- _Short task_:
Each line from the top of the listing through the one holding "ax = fig.add_axes([0, 0.2127, 1, 0.7873])" should be restated word for word, with nothing added and no pictures.

- _Available data_:
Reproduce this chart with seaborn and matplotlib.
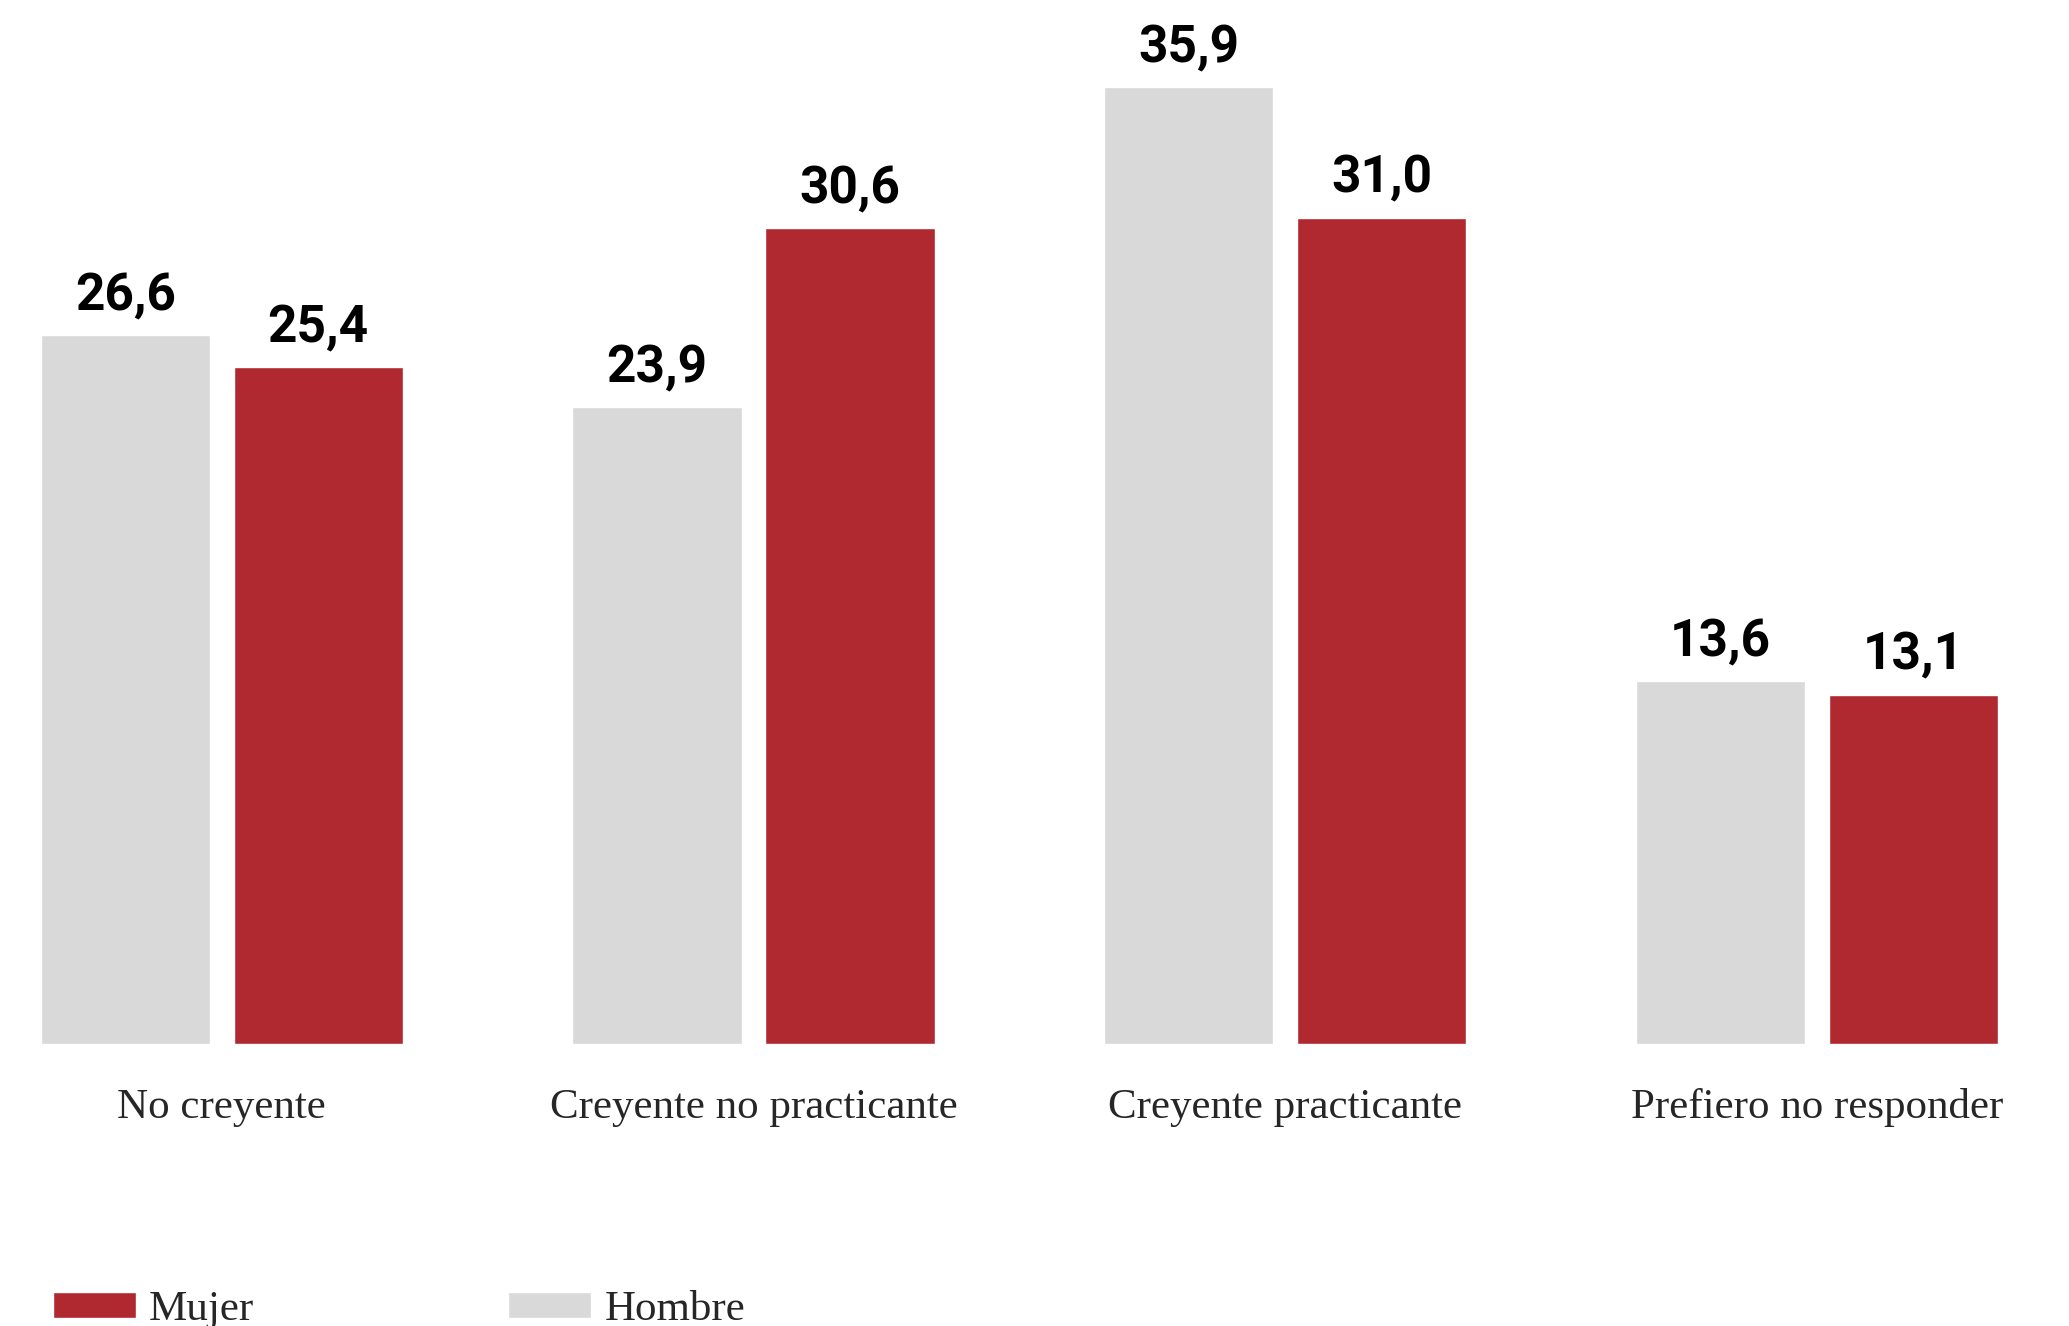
import numpy as np
import pandas as pd
import matplotlib
matplotlib.use('Agg')
import matplotlib.pyplot as plt
import seaborn as sns

categorias = ['No creyente', 'Creyente no practicante', 'Creyente practicante', 'Prefiero no responder']
hombre = [26.6, 23.9, 35.9, 13.6]
mujer = [25.4, 30.6, 31.0, 13.1]

palette = {'Hombre': '#D9D9D9', 'Mujer': '#B02830'}

df = pd.DataFrame({
    'cat': categorias * 2,
    'sexo': ['Hombre'] * 4 + ['Mujer'] * 4,
    'valor': hombre + mujer,
})

sns.set_style('white')
plt.rcParams['font.family'] = ['Liberation Serif', 'DejaVu Serif']

fig = plt.figure(figsize=(20.69, 13.26), dpi=100)
ax = fig.add_axes([0, 0.2127, 1, 0.7873])

sns.barplot(data=df, x='cat', y='valor', hue='sexo', order=categorias,
            hue_order=['Hombre', 'Mujer'], palette=palette, width=0.726, gap=0.124,
            saturation=1, errorbar=None, ax=ax, legend=True)

for cont in ax.containers:
    labs = [f'{v:.1f}'.replace('.', ',') for v in cont.datavalues]
    ax.bar_label(cont, labels=labs, padding=10, fontsize=37, fontweight='bold',
                 family='Roboto', color='black')

ax.set_xlim(-0.417, 3.474)
ax.set_ylim(0, 39.17)
ax.set_xlabel('')
ax.set_ylabel('')
ax.set_yticks([])
ax.tick_params(axis='x', length=0, pad=32, labelsize=31)
sns.despine(ax=ax, left=True, bottom=True)

# legend: Mujer first, then Hombre
handles, labels = ax.get_legend_handles_labels()
ax.get_legend().remove()
order = [labels.index('Mujer'), labels.index('Hombre')]
fig.legend([handles[i] for i in order], [labels[i] for i in order],
           loc='center left', bbox_to_anchor=(53 / 2069, 16 / 1326), ncol=2,
           frameon=False, fontsize=31, handlelength=1.93, handleheight=0.56,
           handletextpad=0.3, columnspacing=5.9, borderpad=0, borderaxespad=0)

fig.savefig('out.png', dpi=100)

- _Answer to the problem_:
Reproduce this chart with seaborn and matplotlib.
import numpy as np
import pandas as pd
import matplotlib
matplotlib.use('Agg')
import matplotlib.pyplot as plt
import seaborn as sns

categorias = ['No creyente', 'Creyente no practicante', 'Creyente practicante', 'Prefiero no responder']
hombre = [26.6, 23.9, 35.9, 13.6]
mujer = [25.4, 30.6, 31.0, 13.1]

palette = {'Hombre': '#D9D9D9', 'Mujer': '#B02830'}

df = pd.DataFrame({
    'cat': categorias * 2,
    'sexo': ['Hombre'] * 4 + ['Mujer'] * 4,
    'valor': hombre + mujer,
})

sns.set_style('white')
plt.rcParams['font.family'] = ['Liberation Serif', 'DejaVu Serif']

fig = plt.figure(figsize=(20.69, 13.26), dpi=100)
ax = fig.add_axes([0, 0.2127, 1, 0.7873])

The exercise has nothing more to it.